Thursday, 20 January 2011
As discussed in my workshop today with my lower sixth, here are some of my top tips for geographerising your language (once again, apologies for the appalling abuse of the English language, but I'm hoping it might catch on).
This is a collection of words that i have most commonly seen being misused, by misused I mean used in place of the correct terminology you have been taught and should be using!
Bendiness – sinuosity, the term to describe how bendy a river channel is.
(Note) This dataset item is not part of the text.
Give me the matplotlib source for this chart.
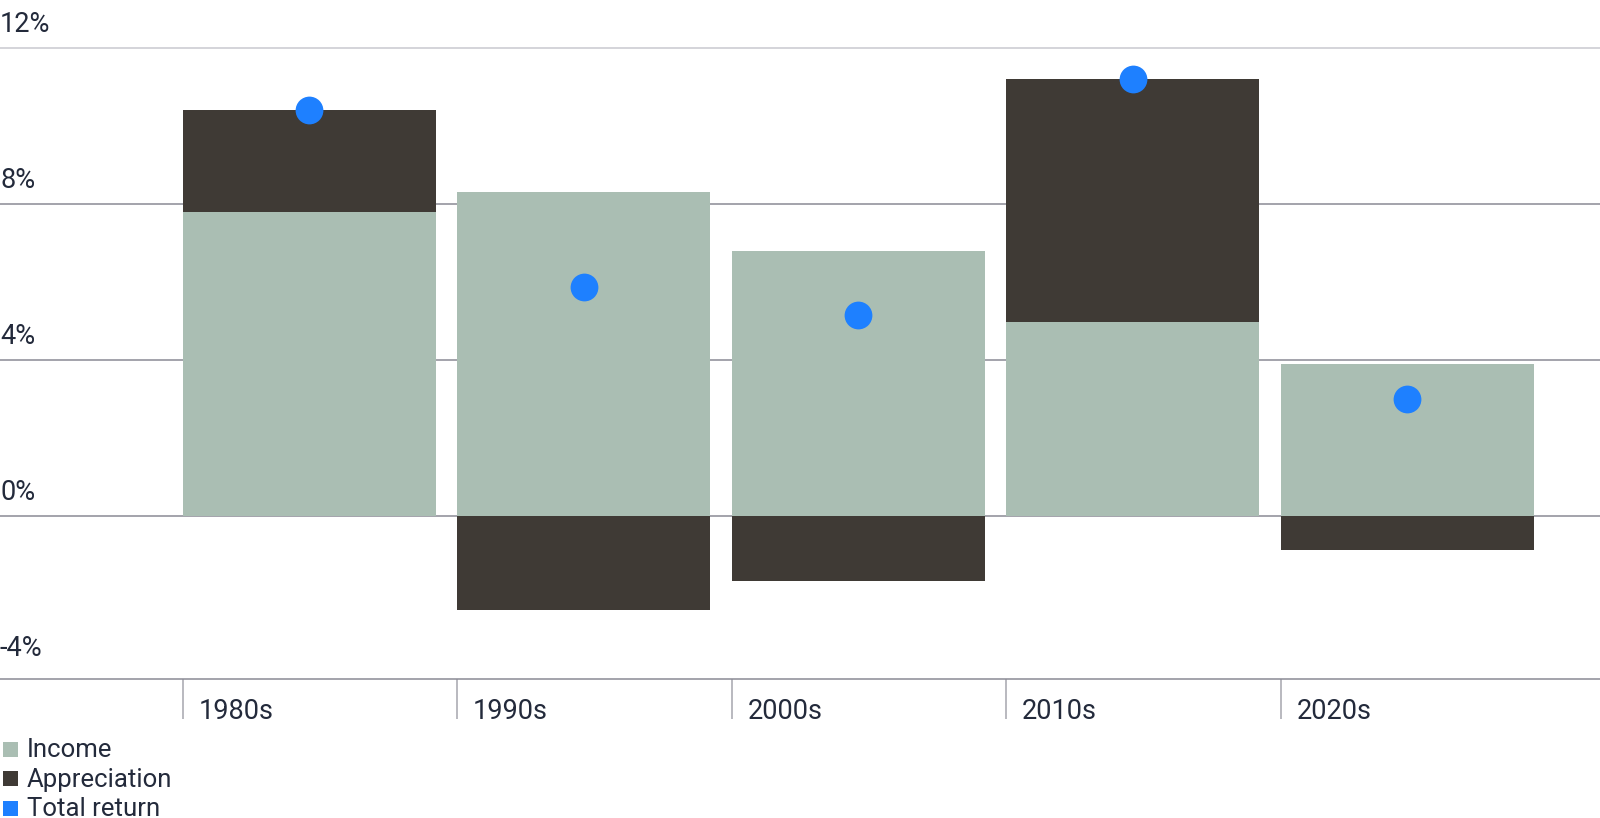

It is calculable, you can measure the actual channel length, and the straight-line distance next to the channel and then divide the actual by the shortest distance, if the answer is close to 1 the channel is straight, the higher the number, the more sinuous (bendy) it is.
Sticky - Cohesive - clay is cohesive, that is why it requires more energy to entrain into the flow of a river than is required for a particle of a much larger size. This is why the Hjulstrom curve has an anomaly for clay sized particles on the mean entrainment curve.
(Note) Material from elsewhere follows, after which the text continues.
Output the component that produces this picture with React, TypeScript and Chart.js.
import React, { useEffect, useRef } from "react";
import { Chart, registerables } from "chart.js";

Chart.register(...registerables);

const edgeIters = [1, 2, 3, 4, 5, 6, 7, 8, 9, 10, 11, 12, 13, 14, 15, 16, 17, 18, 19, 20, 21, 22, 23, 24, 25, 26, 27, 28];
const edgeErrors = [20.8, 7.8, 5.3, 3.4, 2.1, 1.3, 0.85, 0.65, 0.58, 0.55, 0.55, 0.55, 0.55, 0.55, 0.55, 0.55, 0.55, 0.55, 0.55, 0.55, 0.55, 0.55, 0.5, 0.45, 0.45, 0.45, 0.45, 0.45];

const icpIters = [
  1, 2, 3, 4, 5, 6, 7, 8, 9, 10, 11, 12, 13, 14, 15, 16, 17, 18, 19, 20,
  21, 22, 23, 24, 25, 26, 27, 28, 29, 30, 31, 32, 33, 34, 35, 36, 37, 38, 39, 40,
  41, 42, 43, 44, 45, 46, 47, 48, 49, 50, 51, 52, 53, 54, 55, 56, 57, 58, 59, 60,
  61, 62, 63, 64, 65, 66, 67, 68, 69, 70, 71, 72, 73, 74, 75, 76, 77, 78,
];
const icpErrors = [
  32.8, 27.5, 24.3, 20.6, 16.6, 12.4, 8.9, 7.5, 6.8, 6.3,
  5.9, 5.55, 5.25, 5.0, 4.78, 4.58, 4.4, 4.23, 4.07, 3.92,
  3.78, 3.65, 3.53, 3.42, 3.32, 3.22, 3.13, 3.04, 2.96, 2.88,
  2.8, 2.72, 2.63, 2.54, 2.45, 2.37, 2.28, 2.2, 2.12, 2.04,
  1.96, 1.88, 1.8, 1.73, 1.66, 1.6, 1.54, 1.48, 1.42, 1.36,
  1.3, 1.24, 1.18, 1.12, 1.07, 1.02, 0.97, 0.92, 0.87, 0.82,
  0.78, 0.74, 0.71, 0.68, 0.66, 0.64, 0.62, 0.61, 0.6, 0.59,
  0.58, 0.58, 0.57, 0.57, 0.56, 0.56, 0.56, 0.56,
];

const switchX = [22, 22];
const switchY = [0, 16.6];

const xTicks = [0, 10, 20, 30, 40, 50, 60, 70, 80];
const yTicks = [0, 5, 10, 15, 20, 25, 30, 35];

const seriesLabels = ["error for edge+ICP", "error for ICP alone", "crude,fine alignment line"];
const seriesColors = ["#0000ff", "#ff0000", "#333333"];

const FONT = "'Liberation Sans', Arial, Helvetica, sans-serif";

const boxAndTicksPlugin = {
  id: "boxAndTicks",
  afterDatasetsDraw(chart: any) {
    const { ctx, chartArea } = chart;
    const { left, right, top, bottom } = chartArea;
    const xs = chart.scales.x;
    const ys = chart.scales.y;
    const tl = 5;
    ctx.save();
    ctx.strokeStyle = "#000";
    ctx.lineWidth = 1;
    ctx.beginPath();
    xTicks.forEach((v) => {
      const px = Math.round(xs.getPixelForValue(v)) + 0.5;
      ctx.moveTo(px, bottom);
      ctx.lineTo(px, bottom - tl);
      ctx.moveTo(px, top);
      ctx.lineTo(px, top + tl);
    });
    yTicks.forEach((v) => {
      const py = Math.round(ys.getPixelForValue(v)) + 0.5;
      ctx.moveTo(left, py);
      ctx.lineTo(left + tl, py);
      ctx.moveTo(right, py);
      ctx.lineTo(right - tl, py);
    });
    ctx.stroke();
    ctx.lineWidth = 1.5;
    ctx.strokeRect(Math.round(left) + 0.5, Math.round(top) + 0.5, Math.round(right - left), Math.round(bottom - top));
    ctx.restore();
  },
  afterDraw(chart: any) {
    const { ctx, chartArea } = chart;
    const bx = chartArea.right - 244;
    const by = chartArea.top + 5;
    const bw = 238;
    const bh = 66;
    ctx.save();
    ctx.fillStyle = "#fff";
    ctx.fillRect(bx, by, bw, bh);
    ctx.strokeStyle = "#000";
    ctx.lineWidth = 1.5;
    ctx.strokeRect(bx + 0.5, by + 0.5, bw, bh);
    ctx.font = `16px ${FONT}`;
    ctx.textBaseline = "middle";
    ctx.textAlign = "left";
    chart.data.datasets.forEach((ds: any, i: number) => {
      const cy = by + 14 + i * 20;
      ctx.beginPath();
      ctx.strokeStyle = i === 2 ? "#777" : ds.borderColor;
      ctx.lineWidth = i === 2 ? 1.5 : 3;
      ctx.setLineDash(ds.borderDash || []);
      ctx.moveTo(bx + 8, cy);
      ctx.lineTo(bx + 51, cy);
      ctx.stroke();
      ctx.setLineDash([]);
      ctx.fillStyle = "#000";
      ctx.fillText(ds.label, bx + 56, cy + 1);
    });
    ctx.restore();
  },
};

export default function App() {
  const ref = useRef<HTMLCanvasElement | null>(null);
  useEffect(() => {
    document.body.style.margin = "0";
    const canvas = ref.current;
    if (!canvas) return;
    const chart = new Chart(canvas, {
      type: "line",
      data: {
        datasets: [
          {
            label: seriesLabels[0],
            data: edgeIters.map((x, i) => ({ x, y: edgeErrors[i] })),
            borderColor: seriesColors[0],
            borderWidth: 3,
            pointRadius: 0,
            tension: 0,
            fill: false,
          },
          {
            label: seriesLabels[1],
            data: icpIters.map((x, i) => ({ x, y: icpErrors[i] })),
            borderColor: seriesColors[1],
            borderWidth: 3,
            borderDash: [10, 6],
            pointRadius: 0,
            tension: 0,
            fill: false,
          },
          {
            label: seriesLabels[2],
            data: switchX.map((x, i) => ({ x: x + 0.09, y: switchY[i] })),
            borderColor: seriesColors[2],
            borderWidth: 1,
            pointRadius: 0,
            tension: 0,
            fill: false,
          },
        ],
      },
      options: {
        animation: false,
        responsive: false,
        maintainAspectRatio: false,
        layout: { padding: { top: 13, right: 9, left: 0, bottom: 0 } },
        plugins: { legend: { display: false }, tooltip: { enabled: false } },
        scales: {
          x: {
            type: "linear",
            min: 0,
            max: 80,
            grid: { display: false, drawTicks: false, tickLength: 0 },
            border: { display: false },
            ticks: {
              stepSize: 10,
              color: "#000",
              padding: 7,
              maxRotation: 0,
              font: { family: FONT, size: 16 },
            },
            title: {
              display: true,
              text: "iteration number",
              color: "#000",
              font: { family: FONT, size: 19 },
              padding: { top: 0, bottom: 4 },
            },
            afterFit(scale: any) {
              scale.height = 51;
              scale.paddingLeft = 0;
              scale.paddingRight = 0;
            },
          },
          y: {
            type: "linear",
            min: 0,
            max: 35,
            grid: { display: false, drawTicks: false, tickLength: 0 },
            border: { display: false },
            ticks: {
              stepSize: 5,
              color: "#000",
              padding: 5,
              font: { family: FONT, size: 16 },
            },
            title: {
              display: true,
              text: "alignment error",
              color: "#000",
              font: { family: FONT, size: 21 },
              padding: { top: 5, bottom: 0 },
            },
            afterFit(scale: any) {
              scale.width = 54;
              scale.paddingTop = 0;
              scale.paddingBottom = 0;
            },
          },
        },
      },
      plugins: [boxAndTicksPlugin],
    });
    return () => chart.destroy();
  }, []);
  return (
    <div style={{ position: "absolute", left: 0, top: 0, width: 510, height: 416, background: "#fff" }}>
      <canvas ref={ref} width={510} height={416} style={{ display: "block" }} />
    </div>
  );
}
Older British generation - The Baby Boomers! Those born after the end of World War Two, currently reaching retirement age
Velocimeters/water meters/spirometers - Its a flow meter people! An essential bit of kit for any rivers fieldwork, the limitation is that we cant afford the really accurate ones as they cost thousands!
Rage poles/red and white sticks/poles - There are an infinite number of names that this department has read over the past few years, but no geography trip would be complete without our trusty Ranging Poles
Bouncing along the bed - This is actually reffered to as Saltation! And it is part of the Bedload of a river (which also includes Traction - not particles "Being dragged along the bed")
Dissolved stuff - If it is dissolved, it is part of a Solution, therefore is Solute Load.
Big rock/small rock/muddy stuff - Use your grain sizes! Clay, Silt, Sand (Fine/Medium/Course), Gravel, Pebbles, Cobbles and Boulders!
How a river changes over a year - The River Regime
There are always marks awarded for the correct use of terminology, particularly for the fieldwork sections, getting the names of the kit right, and describing in detail gets you the marks, remember that if I picked up your answer on data collection, I should be able to go and do it myself using your instructions!
Thats all for now as I need to plan a stats lesson for my Upper Sixth!